みなさん、おおむね私と同じ意見のようで、キヤノンにはとても厳しい意見が多い内容でした。
一方、フジフイルムのカメラやレンズ、ニコンのZ50とキットレンズ、最近のシグマやタムロンのレンズは高評価。ソニーに関してはあまりにも先行しすぎていて可愛げがないとまで評しています。
私も同じ感想で、誰かに撮影を依頼されたときには確実なソニー機を使用し、趣味の撮影にはライカや富士フイルム、さらにはフィルムカメラを持ち出しています。
世界のプロカメラマンがソニーを選択し始めた
世界のAP通信がソニー機材を採用
世界3大通信社のひとつ米国のAP通信がソニーと使用機材の2年間独占契約を結ぶことが明らかになりました。
ソニーの米国法人ソニー・エレクトロニクス(Sony Electronics Inc.)は7月23日、AP通信(本社:アメリカ合衆国)のフォトグラファーおよびビデオジャーナリスト用の撮影機材として、同社のフルサイズミラーレスカメラαシリーズやG Masterレンズ、4K対応のカムコーダーなどが採用されたと発表した。
発表によれば機材の納入は近日中におこなわれる見通しで、これにより、AP通信のフォトグラファーおよびビデオジャーナリストは初めて同一ブランドの撮影機材を使用することになるという。
本発表に関して、AP通信のダール・マクルーデン氏は「ソニーの映像機器におけるイノベーションの歩みは、AP通信の映像ジャーナリズムの未来像と合致しています」とコメントしており、同社機材の導入により、迅速かつ柔軟に映像ジャーナリズムの提供が可能になるだろうと、メッセージを寄せている。(出典:デジカメWatch)
かつて、電気屋のカメラと馬鹿にされてきたソニー機ですが、小型軽量で多くの可能性を秘めたミラーレスやセンサーの開発を長年地道に続けてきた成果なのかもしれません。
そのソニーが4K120pまで動画撮影が可能なα7SⅢを発表しました。
キヤノンEOS R5のように8Kは搭載しませんでしたが、その背景にはミラーレスカメラの宿命でもある熱処理問題と、現時点で多くのユーザーに8Kまで必要なのかという落ち着いた判断があったのではないかと推察しています。
α7SⅢは4K60Pで1時間以上の撮影可能
ミラーレスカメラの最大の弱点はバッテリーの消費量であり、熱処理問題です。
ソニーは長年、その熱処理問題に悩まされ、とくに動画中心のα7S系の開発は熱問題との戦いだったと思います。
そのソニーが今回、発売した新型α7SⅢは、見事に熱処理問題をクリアーして4K60Pでバッテリーが切れるまで1時間以上の撮影が可能だとしています。

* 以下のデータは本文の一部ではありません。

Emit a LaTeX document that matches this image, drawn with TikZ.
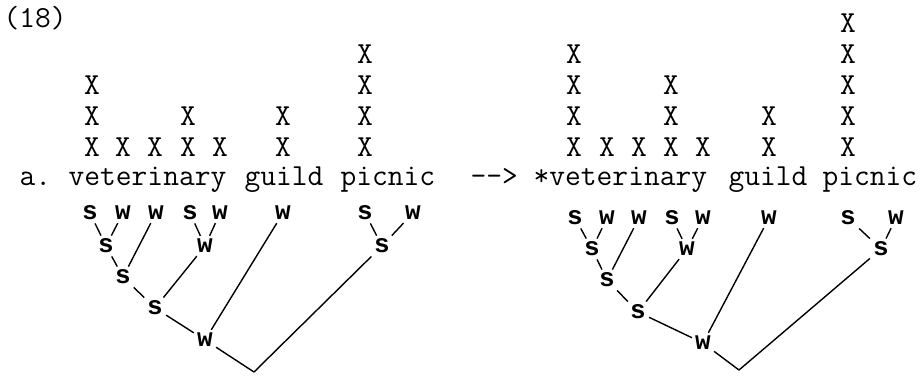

キヤノンの8Kは視聴するモニターや編集できる機材も見当たらないため、私から見て不要なスペックですが、ソニーの4K60Pはプロの撮影現場では現実的なスペックだと思います。
それでも1時間撮影が可能だというのは素晴らしい安定感であり、地に足のついた進化だと感じました。
撮影時間だけでなく、画素数1200万画素に抑えた効果で暗所撮影でISOを上げてもノイズが少なく、暗所でも瞳AFが合焦し続けます。
その他、多くの点で実務に過不足ない機能が詰め込まれた機材なので、映像を良く分かっている人であれば、おそらく40万円前後と値段も安いソニーを選択するだろうなと思いながらα7SⅢのPR動画を見入ってしまいました。
最後に、キヤノンEOS R5はスチール機としてはEOS Rの不満点を解消したカメラに生まれ変わりました。ただ、45万円前後という価格がスチール機として妥当なのかは議論が分かれるかもしれません。
キヤノンには一眼レフトップメーカーの矜恃を持って地に足のついた誠実な商品を発売し続けて欲しいと願っています。